### Do this
Would you transcribe the listing that follows, character for character, and omit its images?

### Data provided
+++
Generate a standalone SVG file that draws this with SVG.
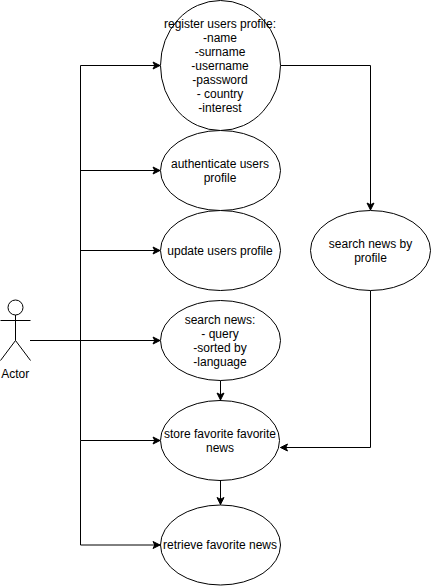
<svg xmlns="http://www.w3.org/2000/svg" width="431" height="586" viewBox="0 0 431 586">
<style>
.n{fill:#fff;stroke:#000;stroke-width:1}
.c{fill:none;stroke:#000;stroke-width:1}
text{font-family:"Liberation Sans",Arial,Helvetica,sans-serif;font-size:12px;fill:#000;text-anchor:middle}
</style>
<defs><marker id="a" markerUnits="userSpaceOnUse" markerWidth="10" markerHeight="10" refX="7.500" refY="4.500" orient="auto" overflow="visible"><path d="M0.500 1 L7.500 4.500 L0.500 8 L2.250 4.500 Z" fill="#000" stroke="#000"/></marker></defs>
<g id="connectors">
<path class="c" d="M30 340.500H160" marker-end="url(#a)"/>
<path class="c" d="M80.500 340.500V65.500H160" marker-end="url(#a)"/>
<path class="c" d="M80.500 170.500H160" marker-end="url(#a)"/>
<path class="c" d="M80.500 250.500H160" marker-end="url(#a)"/>
<path class="c" d="M80.500 340.500V440.500H160" marker-end="url(#a)"/>
<path class="c" d="M80.500 440.500V545H160" marker-end="url(#a)"/>
<path class="c" d="M280.500 65.500H370.500V210" marker-end="url(#a)"/>
<path class="c" d="M370.500 290.500V447.500H280.500" marker-end="url(#a)"/>
<path class="c" d="M220.500 380.500V400" marker-end="url(#a)"/>
<path class="c" d="M220.500 480.500V504.500" marker-end="url(#a)"/>
</g>
<g id="actor">
<circle class="n" cx="15.500" cy="307.500" r="7.500"/>
<path class="c" d="M15.500 315V340.500M0.500 320.500H30.500M15.500 340.500L0.500 360.500M15.500 340.500L30.500 360.500"/>
<text x="15.300" y="378">Actor</text>
</g>
<g id="register">
<ellipse class="n" cx="220.500" cy="65.500" rx="60" ry="65"/>
<text x="220" y="28">register users profile:</text>
<text x="220" y="42">-name</text>
<text x="220" y="56">-surname</text>
<text x="220" y="70">-username</text>
<text x="220" y="84">-password</text>
<text x="220" y="98">- country</text>
<text x="220" y="112">-interest</text>
</g>
<g id="authenticate">
<ellipse class="n" cx="220.500" cy="170.500" rx="60" ry="40"/>
<text x="220" y="168">authenticate users</text>
<text x="220" y="182">profile</text>
</g>
<g id="update">
<ellipse class="n" cx="220.500" cy="250.500" rx="60" ry="40"/>
<text x="220" y="255">update users profile</text>
</g>
<g id="searchprofile">
<ellipse class="n" cx="370.500" cy="250.500" rx="60" ry="40"/>
<text x="370.500" y="248">search news by</text>
<text x="370.500" y="262">profile</text>
</g>
<g id="search">
<ellipse class="n" cx="220.500" cy="340.500" rx="60" ry="40"/>
<text x="220" y="324">search news:</text>
<text x="220" y="338">- query</text>
<text x="220" y="352">-sorted by</text>
<text x="220" y="366">-language</text>
</g>
<g id="store">
<ellipse class="n" cx="220" cy="440.500" rx="59.500" ry="40"/>
<text x="220" y="438">store favorite favorite</text>
<text x="220" y="452">news</text>
</g>
<g id="retrieve">
<ellipse class="n" cx="220.500" cy="545" rx="60" ry="40"/>
<text x="220" y="549">retrieve favorite news</text>
</g>
</svg>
+++
### Task response
Generate a standalone SVG file that draws this with SVG.
<svg xmlns="http://www.w3.org/2000/svg" width="431" height="586" viewBox="0 0 431 586">
<style>
.n{fill:#fff;stroke:#000;stroke-width:1}
.c{fill:none;stroke:#000;stroke-width:1}
text{font-family:"Liberation Sans",Arial,Helvetica,sans-serif;font-size:12px;fill:#000;text-anchor:middle}
</style>
<defs><marker id="a" markerUnits="userSpaceOnUse" markerWidth="10" markerHeight="10" refX="7.500" refY="4.500" orient="auto" overflow="visible"><path d="M0.500 1 L7.500 4.500 L0.500 8 L2.250 4.500 Z" fill="#000" stroke="#000"/></marker></defs>
<g id="connectors">
<path class="c" d="M30 340.500H160" marker-end="url(#a)"/>
<path class="c" d="M80.500 340.500V65.500H160" marker-end="url(#a)"/>
<path class="c" d="M80.500 170.500H160" marker-end="url(#a)"/>
<path class="c" d="M80.500 250.500H160" marker-end="url(#a)"/>
<path class="c" d="M80.500 340.500V440.500H160" marker-end="url(#a)"/>
<path class="c" d="M80.500 440.500V545H160" marker-end="url(#a)"/>
<path class="c" d="M280.500 65.500H370.500V210" marker-end="url(#a)"/>
<path class="c" d="M370.500 290.500V447.500H280.500" marker-end="url(#a)"/>
<path class="c" d="M220.500 380.500V400" marker-end="url(#a)"/>
<path class="c" d="M220.500 480.500V504.500" marker-end="url(#a)"/>
</g>
<g id="actor">
<circle class="n" cx="15.500" cy="307.500" r="7.500"/>
<path class="c" d="M15.500 315V340.500M0.500 320.500H30.500M15.500 340.500L0.500 360.500M15.500 340.500L30.500 360.500"/>
<text x="15.300" y="378">Actor</text>
</g>
<g id="register">
<ellipse class="n" cx="220.500" cy="65.500" rx="60" ry="65"/>
<text x="220" y="28">register users profile:</text>
<text x="220" y="42">-name</text>
<text x="220" y="56">-surname</text>
<text x="220" y="70">-username</text>
<text x="220" y="84">-password</text>
<text x="220" y="98">- country</text>
<text x="220" y="112">-interest</text>
</g>
<g id="authenticate">
<ellipse class="n" cx="220.500" cy="170.500" rx="60" ry="40"/>
<text x="220" y="168">authenticate users</text>
<text x="220" y="182">profile</text>
</g>
<g id="update">
<ellipse class="n" cx="220.500" cy="250.500" rx="60" ry="40"/>
<text x="220" y="255">update users profile</text>
</g>
<g id="searchprofile">
<ellipse class="n" cx="370.500" cy="250.500" rx="60" ry="40"/>
<text x="370.500" y="248">search news by</text>
<text x="370.500" y="262">profile</text>
</g>
<g id="search">
<ellipse class="n" cx="220.500" cy="340.500" rx="60" ry="40"/>
<text x="220" y="324">search news:</text>
<text x="220" y="338">- query</text>
<text x="220" y="352">-sorted by</text>
<text x="220" y="366">-language</text>
</g>
<g id="store">
<ellipse class="n" cx="220" cy="440.500" rx="59.500" ry="40"/>
<text x="220" y="438">store favorite favorite</text>
<text x="220" y="452">news</text>
</g>
<g id="retrieve">
<ellipse class="n" cx="220.500" cy="545" rx="60" ry="40"/>
<text x="220" y="549">retrieve favorite news</text>
</g>
</svg>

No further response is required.